**Dataset records:**
####################

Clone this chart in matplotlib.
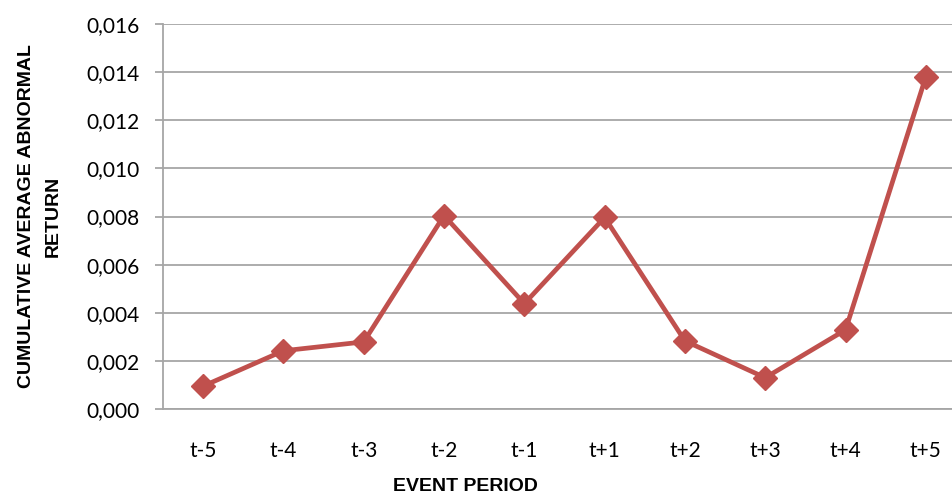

####################

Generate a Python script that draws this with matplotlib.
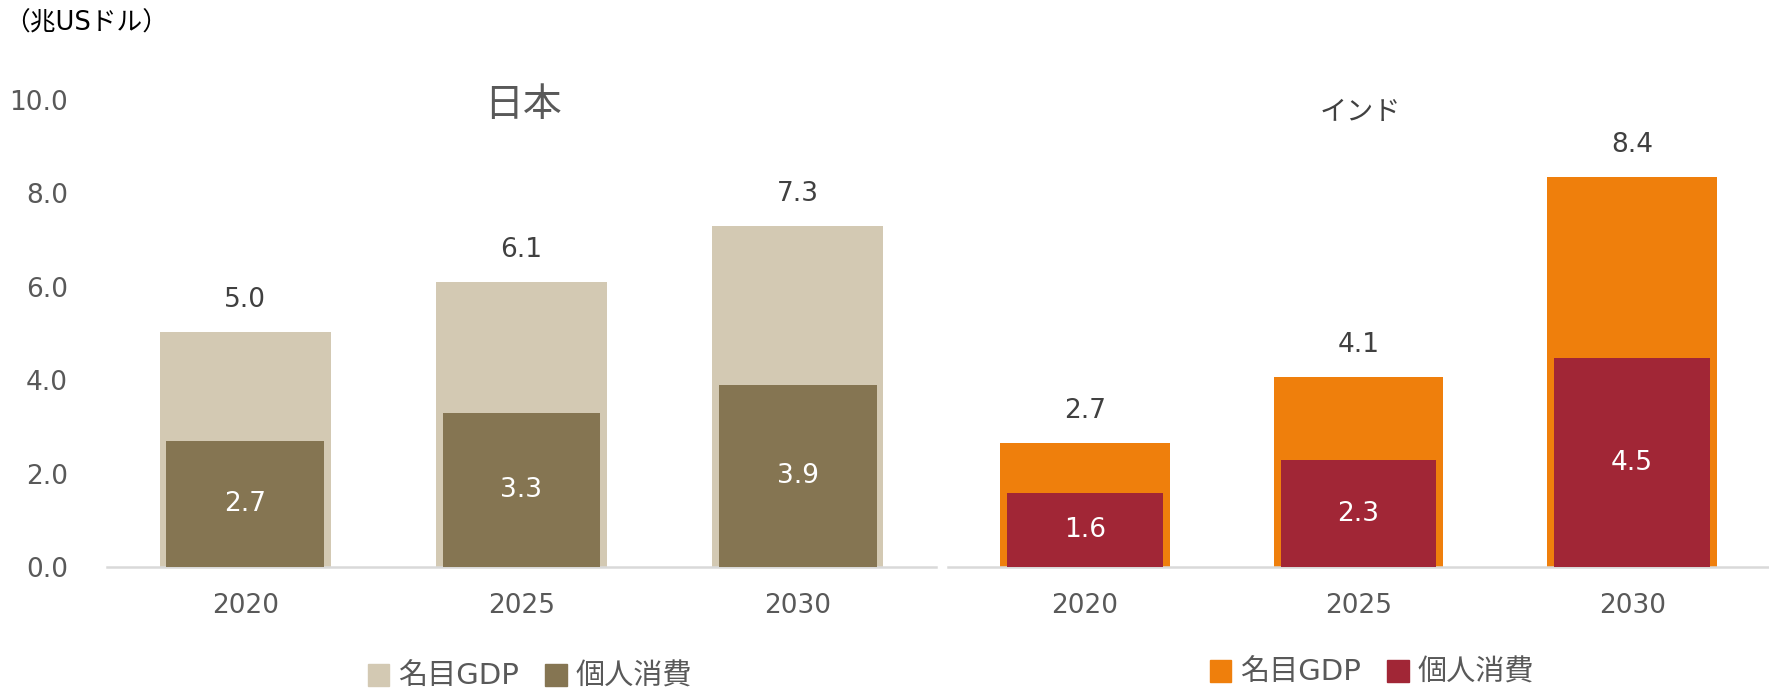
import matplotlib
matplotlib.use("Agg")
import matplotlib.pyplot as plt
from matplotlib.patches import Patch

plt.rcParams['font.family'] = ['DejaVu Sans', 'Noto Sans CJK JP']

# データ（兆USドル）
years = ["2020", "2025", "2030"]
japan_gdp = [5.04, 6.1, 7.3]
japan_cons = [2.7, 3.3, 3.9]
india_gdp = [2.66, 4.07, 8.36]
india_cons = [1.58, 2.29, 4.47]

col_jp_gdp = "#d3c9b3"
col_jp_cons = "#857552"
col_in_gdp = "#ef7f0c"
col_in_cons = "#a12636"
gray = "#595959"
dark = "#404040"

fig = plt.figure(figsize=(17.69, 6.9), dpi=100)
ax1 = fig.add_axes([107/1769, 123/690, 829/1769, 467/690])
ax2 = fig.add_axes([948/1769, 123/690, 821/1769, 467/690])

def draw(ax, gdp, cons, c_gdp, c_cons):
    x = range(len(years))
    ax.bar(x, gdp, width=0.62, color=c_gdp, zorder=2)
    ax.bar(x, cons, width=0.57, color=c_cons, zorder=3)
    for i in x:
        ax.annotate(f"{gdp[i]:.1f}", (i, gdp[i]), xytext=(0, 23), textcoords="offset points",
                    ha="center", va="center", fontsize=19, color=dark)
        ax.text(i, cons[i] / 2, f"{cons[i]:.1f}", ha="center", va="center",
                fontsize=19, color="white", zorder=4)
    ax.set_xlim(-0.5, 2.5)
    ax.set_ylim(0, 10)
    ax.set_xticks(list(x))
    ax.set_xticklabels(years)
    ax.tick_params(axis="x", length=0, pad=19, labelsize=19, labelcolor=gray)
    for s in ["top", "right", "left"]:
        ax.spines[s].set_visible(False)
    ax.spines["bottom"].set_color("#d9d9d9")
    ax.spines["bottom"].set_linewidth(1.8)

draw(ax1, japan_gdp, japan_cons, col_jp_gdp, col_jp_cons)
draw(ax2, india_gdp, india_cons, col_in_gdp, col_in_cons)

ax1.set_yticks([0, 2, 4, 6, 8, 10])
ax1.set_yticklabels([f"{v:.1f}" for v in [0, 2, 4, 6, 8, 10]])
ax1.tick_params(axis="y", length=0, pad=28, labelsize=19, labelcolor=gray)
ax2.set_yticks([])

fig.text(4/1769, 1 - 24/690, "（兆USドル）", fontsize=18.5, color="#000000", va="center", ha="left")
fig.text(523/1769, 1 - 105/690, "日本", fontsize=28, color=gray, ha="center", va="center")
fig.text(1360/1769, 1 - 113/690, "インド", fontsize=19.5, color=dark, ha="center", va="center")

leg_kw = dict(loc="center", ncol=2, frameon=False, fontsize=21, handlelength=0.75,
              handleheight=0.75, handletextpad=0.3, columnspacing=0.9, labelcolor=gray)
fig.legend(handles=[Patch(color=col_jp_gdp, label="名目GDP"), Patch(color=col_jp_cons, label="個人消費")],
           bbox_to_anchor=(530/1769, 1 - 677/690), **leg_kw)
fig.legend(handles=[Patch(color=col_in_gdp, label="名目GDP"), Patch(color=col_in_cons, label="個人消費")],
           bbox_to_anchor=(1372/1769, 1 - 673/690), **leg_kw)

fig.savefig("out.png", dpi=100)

####################

**Your instructions:**
Take the lines from the one holding "Generate a Python" to the one holding "plt.rcParams['font.family'] = ['DejaVu", both lines included, and give them again exactly, with no pictures.

**Exercise solution:**
Generate a Python script that draws this with matplotlib.
import matplotlib
matplotlib.use("Agg")
import matplotlib.pyplot as plt
from matplotlib.patches import Patch

plt.rcParams['font.family'] = ['DejaVu Sans', 'Noto Sans CJK JP']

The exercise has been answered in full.